戦況不利な状況下では、戦場へ駆り出される者も少なくありません。事実、金栗の後輩にあたる後輩選手たちの間でも、戦場に向かう人々がおりました。
3度の区間賞に輝き、日本大学の四連覇に貢献した「山の神」こと鈴木房重は、終戦を目前とした昭和20年(1945年)6月、南シナ海で戦死を遂げています。
享年31。
戦後の復興、五輪への道として
昭和20年(1945年)の終戦後、日本には焼け野原と食糧難という戦争の傷跡が残されました。
その日を生きるだけでも精一杯の中、人々は希望を求め始めます。
落語、宝塚歌劇団、吉本興業……と、数多の娯楽が復活する、その一方で昭和22年(1947年)、ついに箱根駅伝も復活を遂げるのです。
しかし、当時は、戦死者や国土の荒廃により、各大学ではランナーが不足。
別競技の選手まで駆り出される、そんな状況下で優勝したのが明治大学でした。
こうした箱根駅伝出身者から多くのオリンピック選手が生まれ、昭和27年(1952年)の五輪ヘルシンキ大会には、日本チーム自身も五輪への復帰を果たします。

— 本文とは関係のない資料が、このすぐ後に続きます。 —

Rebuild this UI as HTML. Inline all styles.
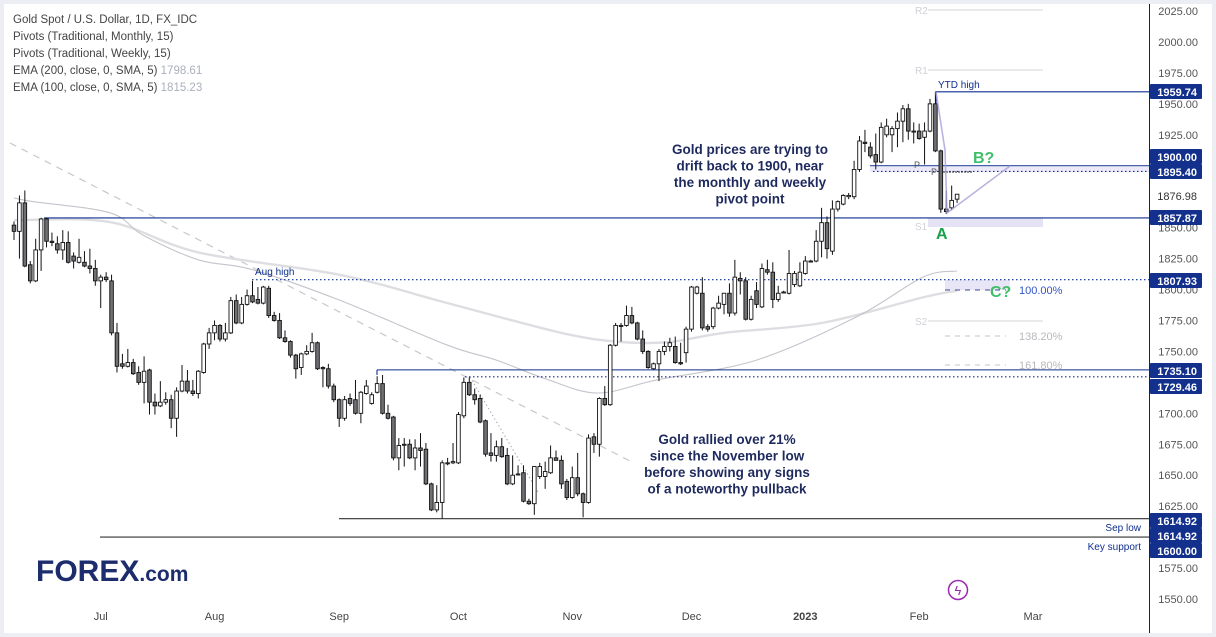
<!DOCTYPE html>
<html><head><meta charset="utf-8">
<style>
html,body{margin:0;padding:0;background:#eceef3;}
#wrap{position:relative;width:1216px;height:637px;overflow:hidden;font-family:"Liberation Sans",sans-serif;}
svg{position:absolute;left:0;top:0;}
</style></head>
<body>
<div id="wrap">
<svg id="chart" width="1216" height="637" viewBox="0 0 1216 637">
<rect x="4" y="4" width="1208" height="629" fill="#ffffff"/>
<g id="layer-bg"></g>
<g id="layer-candles"></g>
<g id="layer-fg"></g>
<g id="legend" font-size="11.5" fill="#444">
<text x="13" y="23">Gold Spot / U.S. Dollar, 1D, FX_IDC</text>
<text x="13" y="40">Pivots (Traditional, Monthly, 15)</text>
<text x="13" y="57">Pivots (Traditional, Weekly, 15)</text>
<text x="13" y="74">EMA (200, close, 0, SMA, 5) <tspan fill="#aab0bb">1798.61</tspan></text>
<text x="13" y="91">EMA (100, close, 0, SMA, 5) <tspan fill="#aab0bb">1815.23</tspan></text>
</g>
<g fill="#1c2c6c" font-weight="bold">
<text x="36" y="581" font-size="30">FOREX<tspan font-size="21">.com</tspan></text>
</g>
<g>
<circle cx="958" cy="590" r="9.5" fill="none" stroke="#9c27b0" stroke-width="1.5"/>
<text x="958" y="595" font-size="13" fill="#9c27b0" text-anchor="middle">ϟ</text>
</g>
</svg>
</div>
<script>
const opens=[1852,1847,1870,1820,1807,1832,1857,1839,1837,1832,1838,1827,1822,1822,1819,1817,1807,1810,1807,1765,1740,1738,1741,1733,1725,1735,1709,1706,1709,1711,1696,1718,1726,1718,1716,1733,1756,1765,1771,1760,1765,1791,1773,1788,1795,1792,1789,1801,1779,1775,1761,1758,1747,1737,1748,1750,1757,1737,1736,1722,1711,1696,1712,1711,1700,1716,1708,1717,1724,1700,1697,1664,1675,1675,1664,1672,1671,1643,1622,1628,1660,1660,1660,1698,1725,1715,1712,1694,1668,1666,1673,1666,1643,1651,1652,1629,1627,1649,1649,1652,1664,1662,1645,1632,1648,1635,1628,1681,1675,1712,1707,1755,1771,1771,1779,1773,1760,1750,1736,1740,1750,1754,1754,1741,1749,1768,1797,1797,1770,1770,1785,1788,1797,1781,1809,1807,1776,1799,1786,1816,1814,1792,1798,1797,1804,1803,1813,1823,1823,1839,1854,1831,1865,1869,1875,1875,1897,1919,1915,1909,1903,1925,1925,1930,1936,1946,1928,1928,1923,1928,1950,1912,1865,1866,1873];
const highs=[1855,1876,1880,1823,1841,1858,1858,1846,1843,1848,1847,1830,1841,1831,1833,1824,1812,1814,1812,1773,1748,1752,1744,1738,1746,1736,1716,1726,1717,1715,1721,1739,1735,1727,1735,1757,1769,1775,1772,1773,1794,1796,1794,1800,1807,1802,1803,1803,1782,1781,1767,1759,1748,1749,1755,1765,1758,1738,1740,1724,1712,1714,1716,1727,1718,1727,1717,1730,1731,1707,1698,1680,1680,1679,1679,1684,1676,1644,1642,1662,1664,1676,1701,1729,1729,1720,1715,1695,1684,1678,1680,1672,1666,1658,1658,1631,1657,1660,1661,1674,1670,1666,1647,1657,1668,1636,1683,1684,1713,1722,1756,1773,1773,1787,1786,1774,1767,1751,1741,1752,1758,1761,1762,1757,1770,1803,1803,1810,1772,1786,1795,1797,1805,1824,1814,1810,1795,1806,1821,1824,1822,1803,1799,1832,1815,1822,1827,1824,1848,1866,1859,1872,1872,1877,1878,1904,1924,1929,1919,1926,1935,1938,1932,1943,1949,1950,1935,1934,1935,1954,1960,1913,1880,1884,1877];
const lows=[1840,1825,1818,1805,1806,1815,1834,1835,1829,1824,1821,1817,1821,1818,1813,1803,1785,1806,1763,1733,1736,1737,1731,1723,1708,1699,1699,1705,1707,1688,1681,1717,1716,1714,1712,1732,1752,1759,1758,1758,1764,1772,1772,1787,1789,1788,1788,1777,1774,1760,1757,1745,1728,1731,1747,1749,1735,1721,1720,1709,1689,1694,1706,1699,1692,1715,1707,1716,1699,1695,1662,1654,1657,1663,1654,1657,1642,1621,1620,1615,1658,1659,1659,1696,1714,1707,1692,1665,1661,1661,1664,1642,1642,1650,1628,1626,1618,1647,1639,1651,1662,1639,1630,1631,1633,1616,1627,1668,1665,1706,1706,1754,1758,1770,1772,1759,1748,1736,1735,1726,1747,1750,1740,1739,1741,1766,1796,1767,1766,1768,1784,1780,1778,1779,1796,1775,1775,1785,1785,1812,1785,1790,1797,1796,1802,1802,1812,1822,1822,1826,1825,1828,1863,1868,1873,1873,1895,1911,1906,1897,1902,1923,1911,1915,1919,1921,1918,1921,1901,1927,1911,1862,1861,1864,1870];
const closes=[1847,1870,1819,1807,1832,1857,1839,1838,1832,1838,1822,1823,1826,1819,1817,1807,1810,1808,1765,1738,1738,1741,1732,1725,1734,1709,1706,1709,1711,1696,1718,1726,1718,1716,1734,1756,1765,1771,1760,1765,1791,1773,1788,1795,1790,1789,1802,1779,1775,1761,1758,1747,1736,1748,1750,1757,1736,1736,1722,1711,1696,1711,1708,1700,1717,1722,1715,1724,1700,1696,1664,1674,1675,1664,1672,1670,1643,1622,1628,1660,1660,1661,1699,1725,1715,1711,1693,1667,1666,1673,1665,1643,1650,1651,1629,1627,1657,1657,1653,1664,1662,1643,1632,1648,1635,1628,1680,1675,1712,1707,1755,1771,1771,1779,1773,1760,1750,1737,1740,1750,1754,1757,1741,1740,1768,1802,1802,1769,1768,1785,1789,1797,1781,1810,1807,1776,1792,1788,1817,1814,1792,1797,1798,1813,1813,1814,1823,1823,1839,1854,1833,1865,1871,1876,1876,1897,1920,1918,1908,1903,1931,1932,1930,1936,1946,1928,1928,1922,1928,1950,1912,1865,1863,1872,1877];
const ema100Idx=[0,3.5,17.7,23.8,34,44,60,80,89,98,107.6,118.6,137,155.5,167.7,174];
const ema100Val=[1874,1871,1862,1844,1824,1816,1791.5,1755,1743,1728,1716.4,1727,1743,1778,1810,1815];
const ema200Idx=[0,17.7,34,60,80,101,112,121,131,149,168,174];
const ema200Val=[1856,1854.5,1830,1812,1789,1765,1757.6,1757.6,1765,1773,1794,1799];
const yTicks=[2025,2000,1975,1950,1925,1900,1875,1850,1825,1800,1775,1750,1725,1700,1675,1650,1625,1600,1575,1550];
const monthLabels=["Jul","Aug","Sep","Oct","Nov","Dec","2023","Feb","Mar"];
const monthIdx=[16,37,60,82,103,125,146,167,188];

const NS="http://www.w3.org/2000/svg";
const X0=14, STEP=5.42;
function xS(i){return X0+i*STEP;}
function yS(p){return 11+(2025-p)*1.2379;}
function mk(tag,attrs,parent){const e=document.createElementNS(NS,tag);for(const k in attrs)e.setAttribute(k,attrs[k]);parent.appendChild(e);return e;}
const bg=document.getElementById('layer-bg');
const fg=document.getElementById('layer-fg');
const cg=document.getElementById('layer-candles');
const NAVY="#0f2f8f";

let t=mk('line',{x1:10,y1:143,x2:632,y2:462,stroke:"#c8c8cc","stroke-width":1.2,"stroke-dasharray":"7,6"},bg);


t=mk('line',{x1:470,y1:377,x2:538,y2:492,stroke:"#a9a9b0","stroke-width":1,"stroke-dasharray":"1.5,2.5"},bg);



function emaPath(idx,val){
  const P=idx.map((v,k)=>[xS(v),yS(val[k])]);
  let d="M"+P[0][0].toFixed(1)+","+P[0][1].toFixed(1);
  for(let k=0;k<P.length-1;k++){
    const p0=P[Math.max(0,k-1)],p1=P[k],p2=P[k+1],p3=P[Math.min(P.length-1,k+2)];
    const c1=[p1[0]+(p2[0]-p0[0])/6,p1[1]+(p2[1]-p0[1])/6];
    const c2=[p2[0]-(p3[0]-p1[0])/6,p2[1]-(p3[1]-p1[1])/6];
    d+="C"+c1[0].toFixed(1)+","+c1[1].toFixed(1)+" "+c2[0].toFixed(1)+","+c2[1].toFixed(1)+" "+p2[0].toFixed(1)+","+p2[1].toFixed(1);
  }
  return d;
}
t=mk('path',{d:emaPath(ema200Idx,ema200Val),fill:"none",stroke:"#dedee2","stroke-width":2.4,"stroke-linejoin":"round"},bg);


t=mk('path',{d:emaPath(ema100Idx,ema100Val),fill:"none",stroke:"#c4c4cc","stroke-width":1.1,"stroke-linejoin":"round"},bg);



const pivots=[["R2",10],["R1",70],["S2",321]];
pivots.forEach(p=>{
  let l=mk('line',{x1:928,y1:p[1],x2:1043,y2:p[1],stroke:"#d6d6da","stroke-width":1},bg);
  
  
  let tx=mk('text',{x:915,y:p[1]+4,"font-size":10,fill:"#d0d0d6"},bg);tx.textContent=p[0];
  
  
});
t=mk('rect',{x:928,y:218,width:115,height:9,fill:"#e4e2f4"},bg);


t=mk('text',{x:915,y:230,"font-size":10,fill:"#d0d0d6"},bg);t.textContent="S1";


t=mk('rect',{x:870,y:167,width:280,height:5,fill:"#eceaf8"},bg);


t=mk('rect',{x:945,y:280,width:65,height:10,fill:"#e8e6f6"},bg);



[[290,"100.00%","#3355cc"],[336,"138.20%","#b8b8be"],[365,"161.80%","#b8b8be"]].forEach(f=>{
  let l=mk('line',{x1:945,y1:f[0],x2:1006,y2:f[0],stroke:f[0]==290?"#3a4a9a":"#c4c4c8","stroke-width":1,"stroke-dasharray":"5,5"},bg);
  
  
  let tx=mk('text',{x:1019,y:f[0]+4,"font-size":11,fill:f[2]},bg);tx.textContent=f[1];
  
  
});

function hline(x1,y,x2,style,name,color){
  let l=mk('line',{x1:x1,y1:y,x2:x2,y2:y,stroke:color||NAVY,"stroke-width":1.1},bg);
  if(style==="dot")l.setAttribute('stroke-dasharray','1.5,2.5');
  
  
}
hline(936,yS(1959.74),1150,"solid","ytd-high-line");
t=mk('line',{x1:936,y1:yS(1959.74),x2:936,y2:yS(1950),stroke:NAVY,"stroke-width":1.1},bg);


hline(870,yS(1900),1150,"solid","level-1900-line");
hline(873,yS(1895.4),1150,"dot","level-1895-line");
hline(44,yS(1857.87),1150,"solid","level-1857-line");
hline(252,yS(1807.93),1150,"dot","aug-high-line");
hline(377,yS(1735.1),1150,"solid","level-1735-line");
t=mk('line',{x1:377,y1:yS(1735.1),x2:377,y2:yS(1731),stroke:NAVY,"stroke-width":1.1},bg);


hline(465,yS(1729.46),1150,"dot","level-1729-line");
hline(339,yS(1614.92),1150,"solid","sep-low-line","#333");
hline(100,yS(1600),1150,"solid","key-support-line","#333");
t=mk('line',{x1:943,y1:172,x2:972,y2:172,stroke:"#222","stroke-width":1,"stroke-dasharray":"2,1"},bg);


t=mk('text',{x:914,y:168,"font-size":9,fill:"#555"},bg);t.textContent="P";


t=mk('text',{x:931,y:175,"font-size":9,fill:"#555"},bg);t.textContent="P";



for(let i=0;i<closes.length;i++){
  const o=opens[i],c=closes[i],h=highs[i],l=lows[i];
  const x=xS(i);
  const g=mk('g',{},cg);
  
  
  mk('line',{x1:x,y1:yS(h),x2:x,y2:yS(l),stroke:"#111","stroke-width":1},g);
  const top=yS(Math.max(o,c)),bot=yS(Math.min(o,c));
  mk('rect',{x:x-1.8,y:top,width:3.6,height:Math.max(1,bot-top),fill:c>=o?"#ffffff":"#6f6f74",stroke:"#111","stroke-width":0.9},g);
}

t=mk('polyline',{points:"936,92 945,150 947,213 1010,166",fill:"none",stroke:"#a8a0d8","stroke-width":1.6,"stroke-opacity":0.8},fg);


[["A",936,239],["B?",973,163],["C?",990,297]].forEach(a=>{
  let tx=mk('text',{x:a[1],y:a[2],"font-size":16,"font-weight":"bold",fill:a[0]==="A"?"#1aa04a":"#3fbf6a"},fg);tx.textContent=a[0];
  
  
});

function note(lines,cx,y0,name){
  const tx=mk('text',{x:cx,y:y0,"font-size":13.5,"font-weight":"bold",fill:"#1e2a5e","text-anchor":"middle"},fg);
  
  
  lines.forEach((s,k)=>{const ts=mk('tspan',{x:cx,dy:k?16.5:0},tx);ts.textContent=s;});
}
note(["Gold prices are trying to","drift back to 1900, near","the monthly and weekly","pivot point"],750,154,'annotation-pivot');
note(["Gold rallied over 21%","since the November low","before showing any signs","of a noteworthy pullback"],727,444,'annotation-rally');
t=mk('text',{x:938,y:88,"font-size":10,fill:NAVY},fg);t.textContent="YTD high";


t=mk('text',{x:255,y:275,"font-size":10,fill:NAVY},fg);t.textContent="Aug high";



t=mk('line',{x1:1149.5,y1:4,x2:1149.5,y2:633,stroke:"#222","stroke-width":1},fg);


yTicks.forEach(v=>{
  let tx=mk('text',{x:1198,y:yS(v)+4,"font-size":11,fill:"#555","text-anchor":"end"},fg);
  tx.textContent=v.toFixed(2);
  
  
});
const boxes=[[1959.74,92],[1900.00,157],[1895.40,172],[1857.87,218],[1807.93,281],[1735.10,371],[1729.46,387],[1614.92,521],[1614.92,536],[1600.00,551]];
boxes.forEach(b=>{
  let r=mk('rect',{x:1150,y:b[1]-8,width:52,height:15,fill:"#12308c",rx:1},fg);
  
  
  let tx=mk('text',{x:1197,y:b[1]+4,"font-size":11,"font-weight":"bold",fill:"#fff","text-anchor":"end"},fg);
  tx.textContent=b[0].toFixed(2);
  
  
});
t=mk('rect',{x:1150,y:189,width:52,height:15,fill:"#fff"},fg);


t=mk('text',{x:1197,y:200,"font-size":11,fill:"#333","text-anchor":"end"},fg);t.textContent="1876.98";


t=mk('text',{x:1141,y:531,"font-size":10,fill:NAVY,"text-anchor":"end"},fg);t.textContent="Sep low";


t=mk('text',{x:1141,y:550,"font-size":10,fill:NAVY,"text-anchor":"end"},fg);t.textContent="Key support";



monthLabels.forEach((m,k)=>{
  let tx=mk('text',{x:xS(monthIdx[k]),y:620,"font-size":11,fill:"#444","text-anchor":"middle"},fg);
  if(m==="2023")tx.setAttribute('font-weight','bold');
  tx.textContent=m;
  
  
});
</script>
</body></html>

昭和28年(1953年)にはNHKラジオでの中継も始まりました。
箱根駅伝は、陸上競技に携わる人々だけではなく、国民的なスポーツイベントとして注目を集めるようになっていきます。
昭和37年(1956年)のオーストラリアで開かれたメルボルン大会では、箱根駅伝経験者の川島義明がマラソンで5位入賞を果たします。
そして昭和39年(1964年)の東京オリンピックの年。
中央大学が箱根駅伝6連覇を偉業を成し遂げました。
過去最高の連勝記録は中央大学の6連覇となります。
「箱根駅伝」はお正月の風物詩に
箱根駅伝の大きな転換点――。
それは昭和62年(1987年)に始まったテレビの生中継です。
第69回箱根駅伝の中継で日本テレビが取り組み遂に実現しました。
山岳地に受診基地を設置し、ヘリコプターを飛ばす。
そんな技術的困難を乗り越え、当初は18.2%だった視聴率も平成15年(2003年)には30%を突破。
放映時間が14時間を超えながらこの数字を叩き出したのですから、モンスター扱いをされることは当然です。
となれば大学側にとっても宣伝のチャンスとなります。
特に昨今は少子化が進み、全国の大学は学生確保が大きな課題となっています。
箱根駅伝という華やかな舞台で成果を挙げれば、その達成も見込める。
商業主義に走る中で、海外からの留学生を選抜するチームも増えてゆきました。
箱根駅伝は、テレビ中継を契機にガラリと姿を変えたのです。皮肉にも金栗の初志とは異なる方向へと向かう道となってしまいました。